Host check or service check?

tsettle · January 30, 2011, 6:14pm

I’m in the process of setting up a new Nagios server, and so far, I have things working, but not the way I want.

I created (edited) the generic host template, with a check_command of check-host=alive. I then created hosts using that template. When I apply the configuration, nagios issues warnings that no services are associated with the host, however, every host easily changes from PENDING to UP.

Now, back to the services thing… I create a generic service template, again using the check-host-alive. I then create a service, and set host=* to apply it to all hosts. I don’t care to have duplicate checks, so I remove the check_command from the host template. However, when I check the status, every service is up, but the hosts never change from PENDING.

So, back to the host template, I put the check_command back in, restart nagios, and every host moves from PENDING to UP. Every service is UP. Beautiful!

The next step, was to simulate an outage… the results are undesireable, nagios sent a notification for both the host and the service. I really don’t need both.

And now for the questions:

If I have both a host check and a service check defined to ping the host, is nagios actually doing the check twice?

If a host is down, and a notification is sent… why would nagios also send notifications for the services on that host? Does nagios not understand that if a host is dead, it’s services are also dead?
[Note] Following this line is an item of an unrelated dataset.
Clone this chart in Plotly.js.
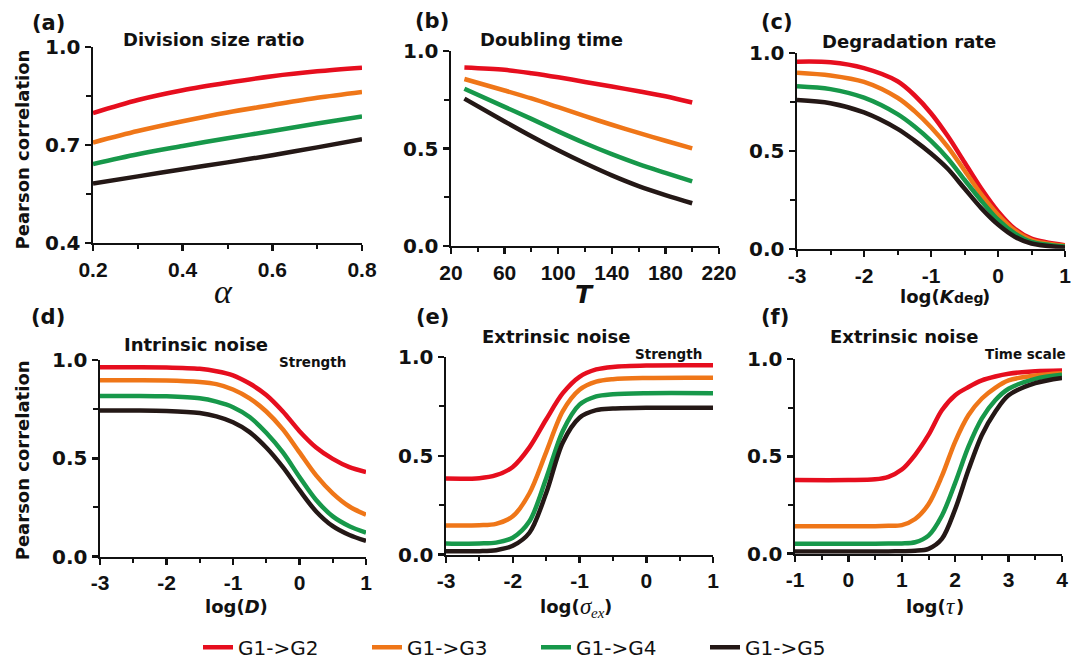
<!DOCTYPE html>
<html>
<head>
<meta charset="utf-8">
<script src="https://cdn.plot.ly/plotly-3.0.1.min.js"></script>
<style>
  html, body { margin: 0; padding: 0; background: #ffffff; }
  #chart { width: 1071px; height: 667px; }
</style>
</head>
<body>
<div id="chart"></div>
<script>
// ---------------- DATA ----------------
const seriesNames = ['G1->G2', 'G1->G3', 'G1->G4', 'G1->G5'];

// (a) Division size ratio, x = alpha
const alphaX = [0.2, 0.3, 0.4, 0.5, 0.6, 0.7, 0.8];
const divRatio_G2 = [0.798, 0.838, 0.868, 0.891, 0.911, 0.926, 0.937];
const divRatio_G3 = [0.708, 0.743, 0.773, 0.800, 0.823, 0.845, 0.863];
const divRatio_G4 = [0.642, 0.672, 0.697, 0.721, 0.743, 0.766, 0.788];
const divRatio_G5 = [0.582, 0.604, 0.626, 0.647, 0.669, 0.693, 0.718];

// (b) Doubling time, x = T
const doublingX = [30, 60, 80, 100, 120, 140, 160, 180, 200];
const doubling_G2 = [0.916, 0.904, 0.887, 0.866, 0.842, 0.818, 0.794, 0.768, 0.736];
const doubling_G3 = [0.857, 0.798, 0.757, 0.712, 0.666, 0.622, 0.580, 0.540, 0.501];
const doubling_G4 = [0.807, 0.714, 0.652, 0.588, 0.527, 0.471, 0.420, 0.375, 0.331];
const doubling_G5 = [0.756, 0.639, 0.563, 0.491, 0.424, 0.362, 0.307, 0.261, 0.219];

// (c) Degradation rate, x = log(Kdeg)
const degX = [-3, -2.5, -2, -1.5, -1.25, -1, -0.75, -0.5, -0.25, 0, 0.25, 0.5, 1];
const deg_G2 = [0.956, 0.953, 0.923, 0.856, 0.786, 0.693, 0.576, 0.442, 0.308, 0.191, 0.102, 0.052, 0.018];
const deg_G3 = [0.900, 0.886, 0.853, 0.772, 0.705, 0.621, 0.521, 0.400, 0.278, 0.174, 0.094, 0.045, 0.015];
const deg_G4 = [0.831, 0.816, 0.772, 0.688, 0.626, 0.551, 0.462, 0.353, 0.246, 0.149, 0.079, 0.035, 0.012];
const deg_G5 = [0.760, 0.744, 0.697, 0.613, 0.554, 0.487, 0.409, 0.308, 0.208, 0.124, 0.062, 0.027, 0.007];

// (d) Intrinsic noise strength, x = log(D)
const intrX = [-3, -2.5, -2, -1.5, -1.25, -1, -0.75, -0.5, -0.25, 0, 0.25, 0.5, 0.75, 1];
const intr_G2 = [0.963, 0.963, 0.962, 0.955, 0.943, 0.922, 0.880, 0.822, 0.738, 0.638, 0.555, 0.497, 0.455, 0.430];
const intr_G3 = [0.897, 0.897, 0.896, 0.888, 0.877, 0.850, 0.805, 0.738, 0.647, 0.530, 0.413, 0.322, 0.255, 0.213];
const intr_G4 = [0.817, 0.817, 0.815, 0.805, 0.788, 0.760, 0.710, 0.630, 0.530, 0.405, 0.288, 0.205, 0.155, 0.122];
const intr_G5 = [0.743, 0.743, 0.741, 0.730, 0.713, 0.683, 0.633, 0.555, 0.455, 0.338, 0.230, 0.155, 0.110, 0.080];

// (e) Extrinsic noise strength, x = log(sigma_ex)
const extrX = [-3, -2.5, -2.25, -2, -1.75, -1.5, -1.25, -1, -0.75, -0.5, 0, 1];
const extr_G2 = [0.385, 0.387, 0.402, 0.444, 0.543, 0.684, 0.817, 0.900, 0.937, 0.950, 0.957, 0.958];
const extr_G3 = [0.148, 0.149, 0.156, 0.194, 0.311, 0.518, 0.726, 0.834, 0.875, 0.888, 0.894, 0.895];
const extr_G4 = [0.056, 0.057, 0.061, 0.086, 0.169, 0.385, 0.626, 0.759, 0.801, 0.812, 0.817, 0.817];
const extr_G5 = [0.017, 0.018, 0.023, 0.045, 0.111, 0.311, 0.568, 0.693, 0.731, 0.739, 0.743, 0.743];

// (f) Extrinsic noise time scale, x = log(tau)
const tauX = [-1, 0, 0.5, 0.75, 1, 1.25, 1.5, 1.75, 2, 2.25, 2.5, 2.75, 3, 3.5, 4];
const tau_G2 = [0.378, 0.378, 0.382, 0.395, 0.432, 0.508, 0.610, 0.737, 0.814, 0.856, 0.890, 0.910, 0.924, 0.937, 0.941];
const tau_G3 = [0.141, 0.141, 0.141, 0.143, 0.147, 0.178, 0.254, 0.398, 0.576, 0.712, 0.797, 0.852, 0.890, 0.915, 0.927];
const tau_G4 = [0.051, 0.051, 0.051, 0.052, 0.053, 0.059, 0.093, 0.195, 0.364, 0.551, 0.695, 0.788, 0.847, 0.898, 0.919];
const tau_G5 = [0.012, 0.012, 0.012, 0.012, 0.013, 0.015, 0.025, 0.076, 0.229, 0.432, 0.610, 0.729, 0.814, 0.876, 0.903];

// tick labels
const ticksAlpha = [0.2, 0.4, 0.6, 0.8];
const ticksAlphaText = ['0.2', '0.4', '0.6', '0.8'];
const ticksT = [20, 60, 100, 140, 180, 220];
const ticksTText = ['20', '60', '100', '140', '180', '220'];
const ticksLog3 = [-3, -2, -1, 0, 1];
const ticksLog3Text = ['-3', '-2', '-1', '0', '1'];
const ticksTau = [-1, 0, 1, 2, 3, 4];
const ticksTauText = ['-1', '0', '1', '2', '3', '4'];
const ticksYa = [0.4, 0.7, 1.0];
const ticksYaText = ['0.4', '0.7', '1.0'];
const ticksY = [0, 0.5, 1.0];
const ticksYText = ['0.0', '0.5', '1.0'];

// ---------------- STYLE ----------------
const colors = ['#E60E1E', '#EF7618', '#17984A', '#241816'];
const W = 1071, H = 667;
const fx = p => p / W;
const fy = p => 1 - p / H;
const SANS = 'DejaVu Sans, Verdana, sans-serif';
const ARIAL = 'Liberation Sans, Arial, sans-serif';
const SERIF = 'Liberation Serif, Times New Roman, serif';
const INK = '#111111';

const panels = [
  {x: alphaX, ys: [divRatio_G2, divRatio_G3, divRatio_G4, divRatio_G5]},
  {x: doublingX, ys: [doubling_G2, doubling_G3, doubling_G4, doubling_G5]},
  {x: degX, ys: [deg_G2, deg_G3, deg_G4, deg_G5]},
  {x: intrX, ys: [intr_G2, intr_G3, intr_G4, intr_G5]},
  {x: extrX, ys: [extr_G2, extr_G3, extr_G4, extr_G5]},
  {x: tauX, ys: [tau_G2, tau_G3, tau_G4, tau_G5]}
];

const traces = [];
panels.forEach((p, i) => {
  const s = i === 0 ? '' : String(i + 1);
  p.ys.forEach((y, k) => {
    traces.push({
      type: 'scatter', mode: 'lines',
      x: p.x, y: y,
      name: seriesNames[k],
      legendgroup: seriesNames[k],
      showlegend: i === 0,
      xaxis: 'x' + s, yaxis: 'y' + s,
      line: {color: colors[k], width: 4.5, shape: 'spline', smoothing: 0.9},
      hoverinfo: 'x+y+name'
    });
  });
});

function xax(domPx, range, tv, tt, minorD, yanchor) {
  return {
    domain: [fx(domPx[0]), fx(domPx[1])], range: range, anchor: yanchor,
    tickmode: 'array', tickvals: tv, ticktext: tt,
    showline: true, linecolor: INK, linewidth: 2.5,
    ticks: 'outside', ticklen: 6, tickwidth: 2.5, tickcolor: INK,
    minor: {dtick: minorD, tick0: range[0], ticks: 'outside', ticklen: 4, tickwidth: 2, tickcolor: INK, showgrid: false},
    showgrid: false, zeroline: false, fixedrange: true,
    ticklabeloverflow: 'allow',
    tickfont: {family: ARIAL, size: 21, color: INK, weight: 'bold'}
  };
}
function yax(domPx, range, tv, tt, minorD, xanchor) {
  return {
    domain: [fy(domPx[1]), fy(domPx[0])], range: range, anchor: xanchor,
    tickmode: 'array', tickvals: tv, ticktext: tt,
    showline: true, linecolor: INK, linewidth: 2.5,
    ticks: 'outside', ticklen: 6, tickwidth: 2.5, tickcolor: INK,
    minor: {dtick: minorD, tick0: range[0], ticks: 'outside', ticklen: 5, tickwidth: 2, tickcolor: INK, showgrid: false},
    showgrid: false, zeroline: false, fixedrange: true,
    ticklabeloverflow: 'allow',
    tickfont: {family: SANS, size: 20, color: INK, weight: 'bold'}
  };
}

function ann(text, xp, yp, size, family, extra) {
  return Object.assign({
    text: text, xref: 'paper', yref: 'paper', x: fx(xp), y: fy(yp),
    xanchor: 'center', yanchor: 'middle', showarrow: false, borderpad: 0,
    font: {family: family || SANS, size: size, color: INK}
  }, extra || {});
}
const L = {xanchor: 'left'}, R = {xanchor: 'right'};

const annotations = [
  // panel letters
  ann('<b>(a)</b>', 48, 23, 21), ann('<b>(b)</b>', 432, 21, 21), ann('<b>(c)</b>', 777, 22, 21),
  ann('<b>(d)</b>', 48, 322, 21), ann('<b>(e)</b>', 432, 322, 21), ann('<b>(f)</b>', 775, 322, 21),
  // panel titles
  ann('<b>Division size ratio</b>', 213, 40, 18),
  ann('<b>Doubling time</b>', 552, 40, 18),
  ann('<b>Degradation rate</b>', 909, 42, 18),
  ann('<b>Intrinsic noise</b>', 196, 350, 18),
  ann('<b>Extrinsic noise</b>', 556, 342, 18),
  ann('<b>Extrinsic noise</b>', 904, 342, 18),
  ann('<b>Strength</b>', 312, 368, 13.5),
  ann('<b>Strength</b>', 668, 360, 13.5),
  ann('<b>Time scale</b>', 1025, 360, 13.5),
  // axis titles
  ann('<i>α</i>', 223, 296, 34, SERIF),
  ann('<b><i>T</i></b>', 585, 299, 25),
  ann('<b>log(<i>K</i></b>', 957, 301, 18, SANS, R),
  ann('<b>deg</b>', 953, 302.5, 14, SANS, L),
  ann('<b>)</b>', 981, 301, 18, SANS, L),
  ann('<b>log(</b>', 581, 617, 18, SANS, R),
  ann('<i>σ</i>', 579, 617, 23, SERIF, L),
  ann('<i>ex</i>', 590, 623, 15, SERIF, L),
  ann('<b>)</b>', 603, 617, 18, SANS, L),
  ann('<b>log(<i>D</i>)</b>', 236, 617, 18),
  ann('<b>log(</b>', 947, 617, 18, SANS, R),
  ann('<i>τ</i>', 945, 617, 23, SERIF, L),
  ann('<b>)</b>', 955, 617, 18, SANS, L),
  ann('<b>Pearson correlation</b>', 22, 152, 18, SANS, {textangle: -90}),
  ann('<b>Pearson correlation</b>', 22, 468, 18, SANS, {textangle: -90})
];

const layout = {
  width: W, height: H,
  margin: {l: 0, r: 0, t: 0, b: 0},
  paper_bgcolor: '#ffffff', plot_bgcolor: '#ffffff',
  showlegend: true,
  legend: {
    orientation: 'h', x: fx(198), xanchor: 'left', y: fy(658), yanchor: 'middle',
    entrywidth: 124, entrywidthmode: 'pixels',
    font: {family: SANS, size: 20, color: INK},
    bgcolor: 'rgba(0,0,0,0)', borderwidth: 0
  },
  xaxis:  xax([93, 362], [0.2, 0.8], ticksAlpha, ticksAlphaText, 0.1, 'y'),
  yaxis:  yax([48, 247], [0.4, 1.0], ticksYa, ticksYaText, 0.15, 'x'),
  xaxis2: xax([451, 719], [20, 220], ticksT, ticksTText, 20, 'y2'),
  yaxis2: yax([52, 250], [0, 1], ticksY, ticksYText, 0.25, 'x2'),
  xaxis3: xax([797, 1065], [-3, 1], ticksLog3, ticksLog3Text, 0.5, 'y3'),
  yaxis3: yax([54, 253], [0, 1], ticksY, ticksYText, 0.25, 'x3'),
  xaxis4: xax([100, 366], [-3, 1], ticksLog3, ticksLog3Text, 0.5, 'y4'),
  yaxis4: yax([366, 566], [0, 1], ticksY, ticksYText, 0.25, 'x4'),
  xaxis5: xax([446, 713], [-3, 1], ticksLog3, ticksLog3Text, 0.5, 'y5'),
  yaxis5: yax([363, 564], [0, 1], ticksY, ticksYText, 0.25, 'x5'),
  xaxis6: xax([795, 1062], [-1, 4], ticksTau, ticksTauText, 0.5, 'y6'),
  yaxis6: yax([365, 563], [0, 1], ticksY, ticksYText, 0.25, 'x6'),
  annotations: annotations
};

Plotly.newPlot('chart', traces, layout, {displayModeBar: false, staticPlot: true});
</script>
</body>
</html>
Why does Nagios issue warnings if a host doesn’t have a service? At this point, I only care if the host is alive or not. If I omit services, will I run into any problems with reliability or accuracy?

Thanks!

luca · January 30, 2011, 7:23pm

A host_check_alive check is usually run ONLY if aservice is down… (ne need to check if the host is up if a service is up).
Nagios wants service checks as it’s what it is made for… it’s a warning… “hey possibly you forgot something”

What kind of service checks are you running? try a check_http or check_ssh and use check_ping as check_host_alive on the host. The host definition doesn’t require a check_command, but if it’s missing i’d exepct the host to be pending, not sure, never tried

I’d recomemend a look at the docs for the host/service deifniiton and notifications descriptions
nagios.sourceforge.net/docs/3_0/

tsettle · January 31, 2011, 9:09pm

Well, for the initial configuration, I really didn’t care about checking any services. I just wanted to see if a host was there or not. I only added check-host-alive as a service check to clear the warnings from Nagios.

On the host template, I had left the check interval blank, and the initial state unset. After much fussing and googleing, I discovered that if I set the initial state to UP and set the check_interval to 0, I’d be in good shape!

Neither of these options are clear in the documentation:

Not true… the default apparently is to have a PENDING state… not up, down, or unreachable.

Nothing in here about leaving it unset and defaulting to 5 minutes… setting it to 0 did the trick.

Finally, I think I have a workable template:

define host { name basic-host check_command check-fping initial_state o max_check_attempts 5 check_interval 0 retry_interval 1 active_checks_enabled 1 passive_checks_enabled 1 first_notification_delay 7 ...stuff removed... }

If I got this right… nagios won’t check the host until the services are dead, then it will retry the host check 5 times, with a 1 minute pause between checks, but a notification won’t be sent out unless the host is down for at least 7 minutes.